I've never used a stored procedure before. Is it normally so slow? Testing with and without there's a difference of 0.6 seconds (a total PHP script run of 0.2 to 0.8 seconds). Other than that, I'm pretty satisfied that the problem I started off with on this thread has now been solved. Thank you very, very much for your help and patience.

Re: PHP, MySQL, UTF-8

Posted: Mon Aug 18, 2008 8:56 am
by dml
Great! I've never used stored procedures in production myself, so I don't know very much about their performance. This one loops through every byte in every text field, so it wouldn't be surprising if it ran slowly. Now that I think about it, the stored function doesn't do anything that a regex couldn't do better.
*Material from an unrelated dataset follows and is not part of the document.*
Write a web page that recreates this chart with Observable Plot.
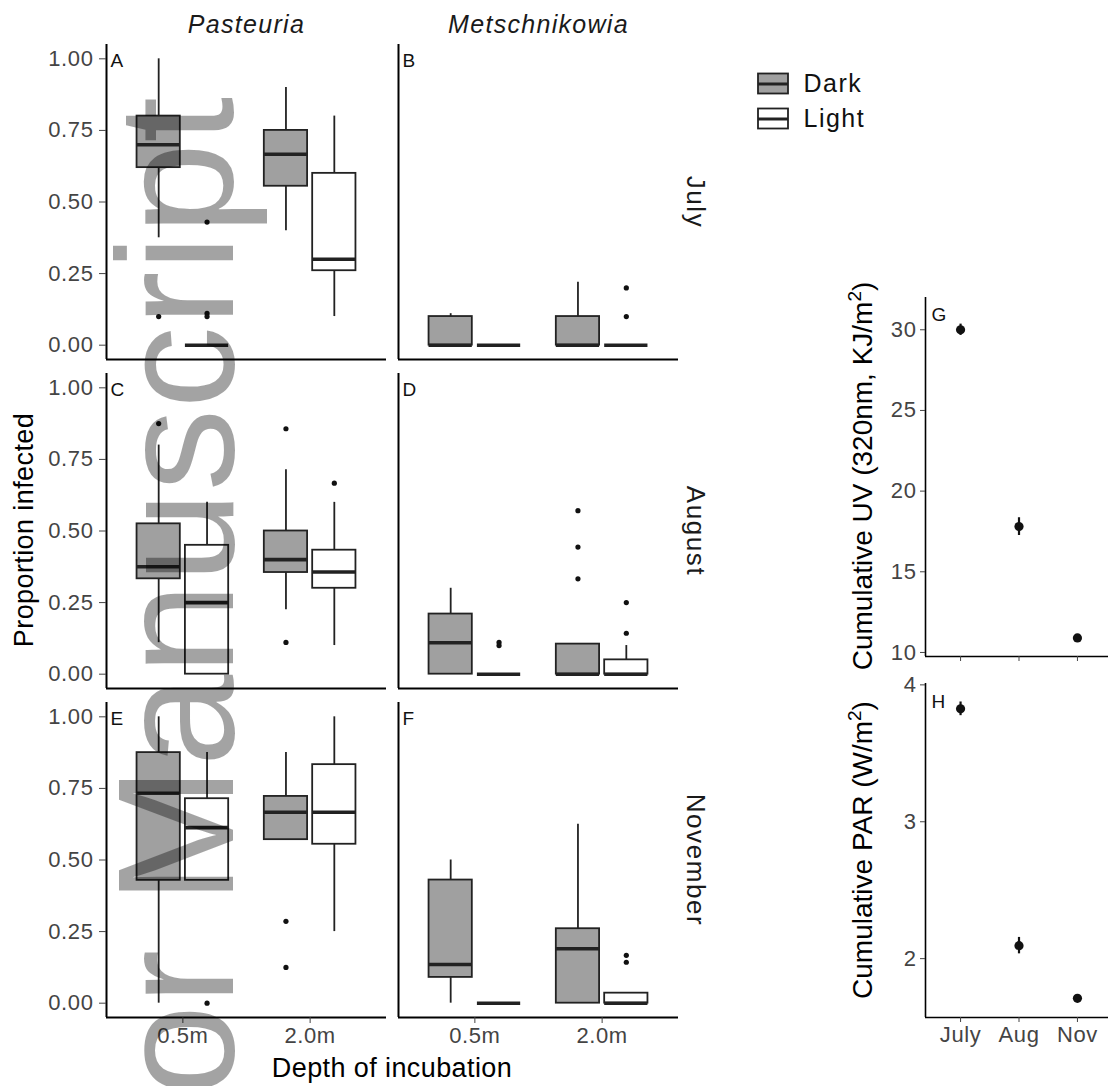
<!DOCTYPE html>
<html>
<head>
<meta charset="utf-8">
<script src="https://cdn.jsdelivr.net/npm/d3@7"></script>
<script src="https://cdn.jsdelivr.net/npm/@observablehq/plot@0.6"></script>
<style>
  body { margin: 0; background: #fff; }
  #fig { position: relative; width: 1108px; height: 1086px; overflow: hidden; background: #fff;
         font-family: "Liberation Sans", Arial, sans-serif; }
  #fig > svg { position: absolute; }
  g[aria-label="y-axis tick label"] text, g[aria-label="x-axis tick label"] text { letter-spacing: 0.6px; }
  g[aria-label="fx-axis tick label"] text { letter-spacing: 1.3px; }
  g[aria-label="fy-axis tick label"] text { letter-spacing: 1.6px; }
  .legend-text text { letter-spacing: 1.5px; }
</style>
</head>
<body>
<div id="fig"></div>
<script>
// ---------------- data ----------------
const species = ["Pasteuria", "Metschnikowia"];
const months = ["July", "August", "November"];
const depths = ["0.5m", "2.0m"];
const treatments = ["Dark", "Light"];

const panelLetters = ["A", "B", "C", "D", "E", "F"];
const panelSpecies = ["Pasteuria", "Metschnikowia", "Pasteuria", "Metschnikowia", "Pasteuria", "Metschnikowia"];
const panelMonth = ["July", "July", "August", "August", "November", "November"];

// boxes: panel A..F, each in order 0.5m Dark, 0.5m Light, 2.0m Dark, 2.0m Light
const whiskerLow = [
  0.375, 0, 0.40, 0.10,
  0, 0, 0, 0,
  0.11, 0, 0.225, 0.10,
  0, 0, 0, 0,
  0, 0.429, 0.571, 0.25,
  0, 0, 0, 0
];
const lowerQuartile = [
  0.62, 0, 0.555, 0.26,
  0, 0, 0, 0,
  0.333, 0, 0.355, 0.30,
  0, 0, 0, 0,
  0.429, 0.429, 0.571, 0.555,
  0.09, 0, 0, 0
];
const medianValue = [
  0.70, 0, 0.667, 0.30,
  0, 0, 0, 0,
  0.375, 0.25, 0.40, 0.357,
  0.11, 0, 0, 0,
  0.733, 0.613, 0.667, 0.667,
  0.135, 0, 0.19, 0
];
const upperQuartile = [
  0.80, 0, 0.75, 0.60,
  0.10, 0, 0.10, 0,
  0.525, 0.45, 0.50, 0.433,
  0.21, 0, 0.105, 0.05,
  0.875, 0.714, 0.722, 0.833,
  0.43, 0, 0.26, 0.035
];
const whiskerHigh = [
  1.00, 0, 0.90, 0.80,
  0.11, 0, 0.22, 0,
  0.80, 0.60, 0.714, 0.60,
  0.30, 0, 0.105, 0.10,
  1.00, 0.875, 0.875, 1.00,
  0.50, 0, 0.625, 0.035
];

const outlierPanel     = ["A","A","A","A","B","B","C","C","C","C","D","D","D","D","D","D","D","E","E","E","F","F"];
const outlierDepth     = ["0.5m","0.5m","0.5m","0.5m","2.0m","2.0m","0.5m","2.0m","2.0m","2.0m","0.5m","0.5m","2.0m","2.0m","2.0m","2.0m","2.0m","0.5m","2.0m","2.0m","2.0m","2.0m"];
const outlierTreatment = ["Dark","Light","Light","Light","Light","Light","Dark","Dark","Dark","Light","Light","Light","Dark","Dark","Dark","Light","Light","Light","Dark","Dark","Light","Light"];
const outlierValue     = [0.10,0.43,0.111,0.10,0.20,0.10,0.875,0.857,0.111,0.667,0.111,0.10,0.571,0.444,0.333,0.25,0.143,0,0.286,0.125,0.167,0.143];

const radMonths = ["July", "Aug", "Nov"];
const uvMean = [30.0, 17.8, 10.9];
const uvErr = [0.35, 0.55, 0.12];
const parMean = [3.825, 2.095, 1.71];
const parErr = [0.05, 0.06, 0.02];

const yTicks = [0, 0.25, 0.5, 0.75, 1];
const uvTicks = [10, 15, 20, 25, 30];
const parTicks = [2, 3, 4];

// ---------------- styles ----------------
const DARK_FILL = "#a0a0a0";
const LINE = "#222";
const DODGE = 0.19, HALF = 0.17;
const FONT = "Liberation Sans, Arial, sans-serif";

const fig = document.getElementById("fig");
function place(el, left, top) {
  el.style.left = left + "px";
  el.style.top = top + "px";
  fig.appendChild(el);
}

// ---------------- tables ----------------
const boxes = whiskerLow.map((lo, i) => {
  const p = Math.floor(i / 4), d = Math.floor((i % 4) / 2), t = i % 2;
  return {
    species: panelSpecies[p], month: panelMonth[p], depth: depths[d], treatment: treatments[t],
    lo, q1: lowerQuartile[i], med: medianValue[i], q3: upperQuartile[i], hi: whiskerHigh[i]
  };
});
const xc = (depth, treatment) => depths.indexOf(depth) + 1 + (treatment === "Dark" ? -DODGE : DODGE);
boxes.forEach(b => { b.x = xc(b.depth, b.treatment); b.x1 = b.x - HALF; b.x2 = b.x + HALF; });

const outliers = outlierValue.map((v, i) => {
  const p = panelLetters.indexOf(outlierPanel[i]);
  return { species: panelSpecies[p], month: panelMonth[p], x: xc(outlierDepth[i], outlierTreatment[i]), y: v };
});
const letters = panelLetters.map((l, i) => ({ letter: l, species: panelSpecies[i], month: panelMonth[i] }));

// ---------------- main faceted boxplots ----------------
const main = Plot.plot({
  width: 720, height: 1086,
  marginLeft: 106, marginRight: 42, marginTop: 44, marginBottom: 69,
  style: { fontFamily: FONT, background: "transparent" },
  x: { domain: [0.4, 2.6] },
  y: { domain: [-0.05, 1.05] },
  fx: { domain: species, paddingInner: 0.042, paddingOuter: 0 },
  fy: { domain: months, paddingInner: 0.0426, paddingOuter: 0 },
  color: { domain: treatments, range: [DARK_FILL, "#ffffff"] },
  marks: [
    Plot.ruleX(boxes, { x: "x", y1: "lo", y2: "q1", fx: "species", fy: "month", stroke: LINE, strokeWidth: 1.8 }),
    Plot.ruleX(boxes, { x: "x", y1: "q3", y2: "hi", fx: "species", fy: "month", stroke: LINE, strokeWidth: 1.8 }),
    Plot.rect(boxes, { x1: "x1", x2: "x2", y1: "q1", y2: "q3", fx: "species", fy: "month", fill: "treatment", stroke: LINE, strokeWidth: 1.8 }),
    Plot.ruleY(boxes, { y: "med", x1: "x1", x2: "x2", fx: "species", fy: "month", stroke: LINE, strokeWidth: 3.6 }),
    Plot.dot(outliers, { x: "x", y: "y", fx: "species", fy: "month", r: 2.6, fill: "#111", stroke: null }),
    Plot.text(letters, { x: 0.4, y: 1, text: "letter", fx: "species", fy: "month", dx: 4, dy: 2, textAnchor: "start", lineAnchor: "middle", fontSize: 19, fill: "#111" }),
    Plot.ruleX([0.4], { stroke: "#000", strokeWidth: 2 }),
    Plot.ruleY([-0.05], { stroke: "#000", strokeWidth: 2 }),
    Plot.axisY({ anchor: "left", ticks: yTicks, tickFormat: d3.format(".2f"), tickSize: 7, tickPadding: 6, fontSize: 22, color: "#444", label: null }),
    Plot.axisX({ anchor: "bottom", ticks: [1, 2], tickFormat: d => depths[d - 1], tickSize: 6, tickPadding: 4, fontSize: 22, color: "#444", label: null }),
    Plot.axisFx({ anchor: "top", tickSize: 0, tickPadding: 12, fontSize: 25, fontStyle: "italic", color: "#1a1a1a", label: null }),
    Plot.axisFy({ anchor: "right", tickSize: 0, tickPadding: 0, dx: 17, rotate: 90, textAnchor: "middle", lineAnchor: "middle", fontSize: 26, color: "#1a1a1a", label: null })
  ]
});
place(main, 0, 0);

// ---------------- legend ----------------
const legend = Plot.plot({
  width: 140, height: 70,
  marginLeft: 0, marginRight: 0, marginTop: 0, marginBottom: 0,
  style: { fontFamily: FONT, background: "transparent" },
  x: { domain: [0, 1], range: [8, 38], axis: null },
  y: { type: "band", domain: treatments, padding: 0, axis: null },
  color: { domain: treatments, range: [DARK_FILL, "#ffffff"] },
  marks: [
    Plot.ruleX(treatments, { x: 0.5, y: d => d, insetTop: 2.5, insetBottom: 2.5, stroke: LINE, strokeWidth: 1.8 }),
    Plot.barX(treatments, { x1: 0, x2: 1, y: d => d, fill: d => d, stroke: LINE, strokeWidth: 1.8, insetTop: 7.5, insetBottom: 7.5 }),
    Plot.ruleY(treatments, { y: d => d, x1: 0, x2: 1, stroke: LINE, strokeWidth: 3 }),
    Plot.text(treatments, { x: 1, y: d => d, text: d => d, dx: 15, textAnchor: "start", lineAnchor: "middle", fontSize: 25, fill: "#111", className: "legend-text" })
  ]
});
place(legend, 750, 66);

// ---------------- G: cumulative UV ----------------
const uvData = radMonths.map((m, i) => ({ i: i + 1, mean: uvMean[i], lo: uvMean[i] - uvErr[i], hi: uvMean[i] + uvErr[i] }));
const plotG = Plot.plot({
  width: 268, height: 380,
  marginLeft: 85, marginRight: 0, marginTop: 7, marginBottom: 14,
  style: { fontFamily: FONT, background: "transparent" },
  x: { domain: [0.4, 3.6], range: [85, 272] },
  y: { domain: [9.75, 32] },
  marks: [
    Plot.ruleX(uvData, { x: "i", y1: "lo", y2: "hi", stroke: "#111", strokeWidth: 2.2 }),
    Plot.dot(uvData, { x: "i", y: "mean", r: 4.6, fill: "#111", stroke: null }),
    Plot.text(["G"], { frameAnchor: "top-left", text: d => d, dx: 6, dy: 10, lineAnchor: "top", fontSize: 19, fill: "#111" }),
    Plot.ruleX([0.4], { stroke: "#000", strokeWidth: 1.6 }),
    Plot.ruleY([9.75], { stroke: "#000", strokeWidth: 1.6 }),
    Plot.axisY({ ticks: uvTicks, tickFormat: d3.format("d"), tickSize: 5, tickPadding: 4, fontSize: 22, color: "#444", label: null }),
    Plot.axisX({ ticks: [1, 2, 3], tickFormat: () => "", tickSize: 5, color: "#444", label: null })
  ]
});
place(plotG, 840, 290);

// ---------------- H: cumulative PAR ----------------
const parData = radMonths.map((m, i) => ({ i: i + 1, mean: parMean[i], lo: parMean[i] - parErr[i], hi: parMean[i] + parErr[i] }));
const plotH = Plot.plot({
  width: 268, height: 426,
  marginLeft: 85, marginRight: 0, marginTop: 23, marginBottom: 69,
  style: { fontFamily: FONT, background: "transparent" },
  x: { domain: [0.4, 3.6], range: [85, 272] },
  y: { domain: [1.57, 4.01] },
  marks: [
    Plot.ruleX(parData, { x: "i", y1: "lo", y2: "hi", stroke: "#111", strokeWidth: 2.2 }),
    Plot.dot(parData, { x: "i", y: "mean", r: 4.6, fill: "#111", stroke: null }),
    Plot.text(["H"], { frameAnchor: "top-left", text: d => d, dx: 6, dy: 11, lineAnchor: "top", fontSize: 19, fill: "#111" }),
    Plot.ruleX([0.4], { stroke: "#000", strokeWidth: 1.6 }),
    Plot.ruleY([1.57], { stroke: "#000", strokeWidth: 1.6 }),
    Plot.axisY({ ticks: parTicks, tickFormat: d3.format("d"), tickSize: 5, tickPadding: 4, fontSize: 22, color: "#444", label: null }),
    Plot.axisX({ ticks: [1, 2, 3], tickFormat: d => radMonths[d - 1], tickSize: 5, tickPadding: 4, fontSize: 22, color: "#444", label: null })
  ]
});
place(plotH, 840, 660);

// ---------------- titles and watermark overlay ----------------
const NS = "http://www.w3.org/2000/svg";
const over = document.createElementNS(NS, "svg");
over.setAttribute("width", 1108);
over.setAttribute("height", 1086);
over.style.pointerEvents = "none";
over.setAttribute("font-family", FONT);
over.innerHTML = `
  <text transform="translate(33,530) rotate(-90)" text-anchor="middle" font-size="27" letter-spacing="0.4" fill="#000">Proportion infected</text>
  <text x="392" y="1077" text-anchor="middle" font-size="27" letter-spacing="0.4" fill="#000">Depth of incubation</text>
  <text transform="translate(872,476) rotate(-90)" text-anchor="middle" font-size="28" fill="#000">Cumulative UV (320nm, KJ/m<tspan font-size="19" dy="-11">2</tspan><tspan dy="11">)</tspan></text>
  <text transform="translate(872,850) rotate(-90)" text-anchor="middle" font-size="28" fill="#000">Cumulative PAR (W/m<tspan font-size="19" dy="-11">2</tspan><tspan dy="11">)</tspan></text>
  <text transform="translate(233,97) rotate(-90)" text-anchor="end" font-size="165" fill="#000" fill-opacity="0.36">Author Manuscript</text>
`;
place(over, 0, 0);
</script>
</body>
</html>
How about converting the php regex you had in your first post into mysql format, and getting mysql to do a match against it - select * where field regexp "...".

Re: PHP, MySQL, UTF-8

Posted: Mon Aug 18, 2008 9:29 am
by sirfragalot
I'll give that a try although currently

Code: Select all

SELECT `text` FROM `WKX_resource_note` WHERE `text` REGEXP 
'%(\\?:
[\xC2-\xDF][\x80-\xBF]
|\xE0[\xA0-\xBF][\x80-\xBF]
|[\xE1-\xEC\xEE\xEF][\x80-\xBF]{2}
|\xED[\x80-\x9F][\x80-\xBF]
|\xF0[\x90-\xBF][\x80-\xBF]{2}
|[\xF1-\xF3][\x80-\xBF]{3}
|\xF4[\x80-\x8F][\x80-\xBF]{2}
)+%xs'
does not produce the expected result (i.e. it doesn't find what your stored procedure finds). I'm not familiar enough with multibyte character coding to say whether the above is correct.

Mark